Lembre-se que Abraham Lincoln faliu quatro vezes antes de assumir a presidência americana. 
Ter dinheiro não é pré-requisito para exercer a cidadania. 
O cheque especial está no vermelho? 
Nem cheque tem mais? 
Tudo bem!
Faça um plano doméstico para sanear as finanças.
Consulte um advogado, um contador, resolva o problema. 
Se não der para arrumar a casa até 2000, em 2004 tem outra eleição. 
E mais: não use dinheiro seu em campanha. 
Descubra alguns solidários para financiá-lo. 
Eles existem, acredite!
Está preocupado com preconceitos?
Se você é homem ou mulher; heterossexual ou homossexual; se tem religião ou não; se é gordo, magro, alto ou baixo; se é preto, branco, amarelo ou vermelho; se é Dr, PhD ou Sr; se é velho ou jovem; se é rico ou pobre, lembre-se do seguinte: não importa o que falam de você. 
Importa é a sua paz de espírito; importa é você não ser preconceituoso com você mesmo. 
Aceitando-se como é, fica fácil defender seus pontos de vista.
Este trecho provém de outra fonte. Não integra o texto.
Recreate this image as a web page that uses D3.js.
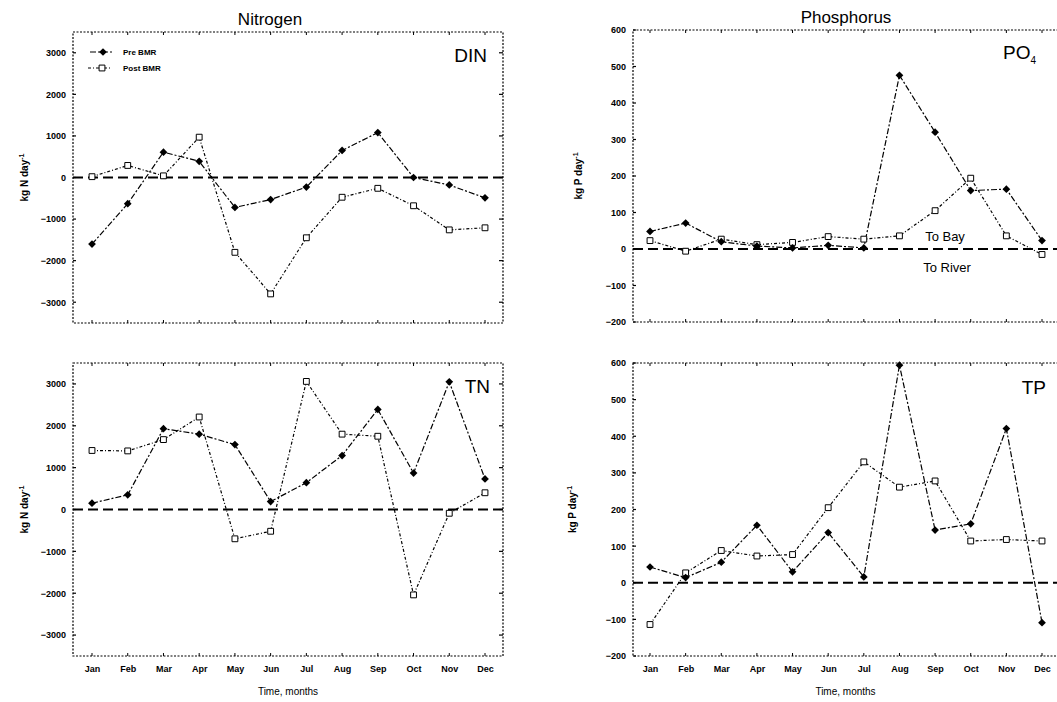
<!DOCTYPE html>
<html>
<head>
<meta charset="utf-8">
<script src="https://cdn.jsdelivr.net/npm/d3@7"></script>
<style>
  body { margin: 0; background: #fff; }
  svg { font-family: "Liberation Sans", Arial, sans-serif; }
  .tick-label { font-size: 9px; font-weight: bold; }
</style>
</head>
<body>
<svg id="chart" width="1057" height="702"></svg>
<script>
// months on the x axis
var months = ["Jan", "Feb", "Mar", "Apr", "May", "Jun", "Jul", "Aug", "Sep", "Oct", "Nov", "Dec"];

// y tick values
var nTicks = [-3000, -2000, -1000, 0, 1000, 2000, 3000];
var pTicks = [-200, -100, 0, 100, 200, 300, 400, 500, 600];

// DIN, kg N/day
var dinPre  = [-1600, -630, 610, 390, -720, -530, -230, 650, 1080, 0, -180, -490];
var dinPost = [20, 290, 40, 970, -1800, -2800, -1450, -475, -260, -680, -1260, -1210];

// TN, kg N/day
var tnPre  = [150, 350, 1930, 1800, 1550, 190, 640, 1290, 2390, 870, 3050, 730];
var tnPost = [1410, 1400, 1670, 2210, -700, -520, 3060, 1800, 1750, -2040, -90, 400];

// PO4, kg P/day
var po4Pre  = [48, 71, 20, 8, 3, 10, 3, 476, 320, 160, 164, 23];
var po4Post = [23, -6, 27, 12, 18, 34, 27, 36, 105, 194, 36, -15];

// TP, kg P/day
var tpPre  = [43, 14, 56, 157, 30, 137, 16, 594, 144, 161, 421, -109];
var tpPost = [-114, 27, 88, 73, 77, 205, 330, 261, 278, 114, 118, 114];

var legendNames = ["Pre BMR", "Post BMR"];

var svg = d3.select("#chart");

// titles
svg.append("text").attr("x", 270).attr("y", 25).attr("text-anchor", "middle")
  .style("font-size", "17px").text("Nitrogen");
svg.append("text").attr("x", 846).attr("y", 23).attr("text-anchor", "middle")
  .style("font-size", "17px").text("Phosphorus");

var panels = [
  { box: [73, 32, 503, 323], xr: [92, 485], yd: [-3500, 3500], ticks: nTicks,
    pre: dinPre, post: dinPost, label: "DIN", labelPos: [487, 62], unit: "N",
    yLabelX: 28, xLabels: false, legend: true },
  { box: [73, 363, 503, 656], xr: [92, 485], yd: [-3500, 3500], ticks: nTicks,
    pre: tnPre, post: tnPost, label: "TN", labelPos: [490, 393], unit: "N",
    yLabelX: 28, xLabels: true },
  { box: [633, 30, 1062, 322], xr: [650, 1042], yd: [-200, 600], ticks: pTicks,
    pre: po4Pre, post: po4Post, label: "PO", sub: "4", labelPos: [1036, 59], unit: "P",
    yLabelX: 582, xLabels: false, bayRiver: true },
  { box: [633, 363, 1062, 656], xr: [650, 1042], yd: [-200, 600], ticks: pTicks,
    pre: tpPre, post: tpPost, label: "TP", labelPos: [1046, 394], unit: "P",
    yLabelX: 576, xLabels: true }
];

panels.forEach(drawPanel);

function drawPanel(p) {
  var x0 = p.box[0], y0 = p.box[1], x1 = p.box[2], y1 = p.box[3];
  var g = svg.append("g");

  var x = d3.scalePoint().domain(months).range(p.xr);
  var y = d3.scaleLinear().domain(p.yd).range([y1, y0]);

  // dotted frame
  g.append("rect")
    .attr("x", x0).attr("y", y0).attr("width", x1 - x0).attr("height", y1 - y0)
    .attr("fill", "none").attr("stroke", "#000").attr("stroke-width", 1.2)
    .attr("stroke-dasharray", "2,1.5");

  // y axis (left) + inward ticks on the right
  var yAxis = d3.axisLeft(y).tickValues(p.ticks).tickFormat(d3.format("d")).tickSize(0).tickPadding(7);
  var ya = g.append("g").attr("transform", "translate(" + x0 + ",0)").call(yAxis);
  ya.select(".domain").remove();
  ya.selectAll("text").attr("class", "tick-label").style("font-family", null).style("font-size", null);
  g.selectAll(".rtick").data(p.ticks).enter().append("line")
    .attr("x1", x1 - 4).attr("x2", x1).attr("y1", d => y(d)).attr("y2", d => y(d))
    .attr("stroke", "#000").attr("stroke-width", 1.2);
  g.selectAll(".ltick").data(p.ticks).enter().append("line")
    .attr("x1", x0).attr("x2", x0 + 3).attr("y1", d => y(d)).attr("y2", d => y(d))
    .attr("stroke", "#000").attr("stroke-width", 1.2);

  // month ticks on top and bottom
  g.selectAll(".ttick").data(months).enter().append("line")
    .attr("x1", d => x(d)).attr("x2", d => x(d)).attr("y1", y0).attr("y2", y0 + 3)
    .attr("stroke", "#000");
  g.selectAll(".btick").data(months).enter().append("line")
    .attr("x1", d => x(d)).attr("x2", d => x(d)).attr("y1", y1 - 3).attr("y2", y1)
    .attr("stroke", "#000");

  if (p.xLabels) {
    var xAxis = d3.axisBottom(x).tickSize(0).tickPadding(10);
    var xa = g.append("g").attr("transform", "translate(0," + y1 + ")").call(xAxis);
    xa.select(".domain").remove();
    xa.selectAll("text").attr("class", "tick-label").style("font-family", null).style("font-size", null);
    g.append("text").attr("x", (x0 + x1) / 2 + (x0 > 500 ? -2 : 0)).attr("y", 695)
      .attr("text-anchor", "middle").style("font-size", "10px").text("Time, months");
  }

  // zero reference line
  g.append("line").attr("x1", x0).attr("x2", x1).attr("y1", y(0)).attr("y2", y(0))
    .attr("stroke", "#000").attr("stroke-width", 2).attr("stroke-dasharray", "10,5");

  // y label
  var yl = g.append("text")
    .attr("transform", "translate(" + p.yLabelX + "," + ((y0 + y1) / 2) + ") rotate(-90)")
    .attr("text-anchor", "middle").style("font-size", "10px").style("font-weight", "bold");
  yl.append("tspan").text("kg " + p.unit + " day");
  yl.append("tspan").attr("dy", -4).style("font-size", "7px").text("-1");

  // series lines
  var line = d3.line().x((d, i) => x(months[i])).y(d => y(d));
  g.append("path").datum(p.post).attr("d", line).attr("fill", "none")
    .attr("stroke", "#000").attr("stroke-width", 1.2).attr("stroke-dasharray", "3,2,1,2");
  g.append("path").datum(p.pre).attr("d", line).attr("fill", "none")
    .attr("stroke", "#000").attr("stroke-width", 1.2).attr("stroke-dasharray", "6,2,2,2");

  var diamond = d3.symbol().type(d3.symbolSquare).size(30);
  var square = d3.symbol().type(d3.symbolSquare).size(34);
  g.selectAll(".post").data(p.post).enter().append("path")
    .attr("d", square)
    .attr("transform", (d, i) => "translate(" + x(months[i]) + "," + y(d) + ")")
    .attr("fill", "#fff").attr("stroke", "#000").attr("stroke-width", 1);
  g.selectAll(".pre").data(p.pre).enter().append("path")
    .attr("d", diamond)
    .attr("transform", (d, i) => "translate(" + x(months[i]) + "," + y(d) + ") rotate(45)")
    .attr("fill", "#000");

  // panel label
  var lab = g.append("text").attr("x", p.labelPos[0]).attr("y", p.labelPos[1])
    .attr("text-anchor", "end").style("font-size", "19px").text(p.label);
  if (p.sub) {
    lab.append("tspan").attr("dy", 5).style("font-size", "10px").text(p.sub);
  }

  if (p.bayRiver) {
    g.append("text").attr("x", 945).attr("y", y(0) - 8).attr("text-anchor", "middle")
      .style("font-size", "13px").text("To Bay");
    g.append("text").attr("x", 947).attr("y", y(0) + 23).attr("text-anchor", "middle")
      .style("font-size", "13px").text("To River");
  }

  if (p.legend) {
    var lg = g.append("g").attr("transform", "translate(90,52)");
    lg.append("line").attr("x1", 0).attr("x2", 22).attr("y1", 0).attr("y2", 0)
      .attr("stroke", "#000").attr("stroke-width", 1.2).attr("stroke-dasharray", "6,2,2,2");
    lg.append("path").attr("d", diamond).attr("transform", "translate(13,0) rotate(45)").attr("fill", "#000");
    lg.append("text").attr("x", 33).attr("y", 3).style("font-size", "8px").style("font-weight", "bold")
      .text(legendNames[0]);
    lg.append("line").attr("x1", -2).attr("x2", 22).attr("y1", 16).attr("y2", 16)
      .attr("stroke", "#000").attr("stroke-width", 1).attr("stroke-dasharray", "3,2,1,2");
    lg.append("path").attr("d", square).attr("transform", "translate(12,16)")
      .attr("fill", "#fff").attr("stroke", "#000");
    lg.append("text").attr("x", 33).attr("y", 19).style("font-size", "8px").style("font-weight", "bold")
      .text(legendNames[1]);
  }
}
</script>
</body>
</html>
Vamos lá, aceite o desafio. 
Conquiste aliados corajosos, corretos e bem intencionados. 
Leia sobre tudo. 
Leia, leia, leia...
Se é o que manda a sua inteligência, a sua vontade e o seu coração, vá a luta. 
Afinal, nessa história, o maluco oficialmente reconhecido é o Raul.

Em tempo: Mostrei o artigo à mamãe. Sabe como é. Fiquei apreensivo com a reação...Ela leu, fez silêncio e disparou: "Filho, tudo bem. Mas e a Presidência da República?" Não tem jeito. Mãe é mãe!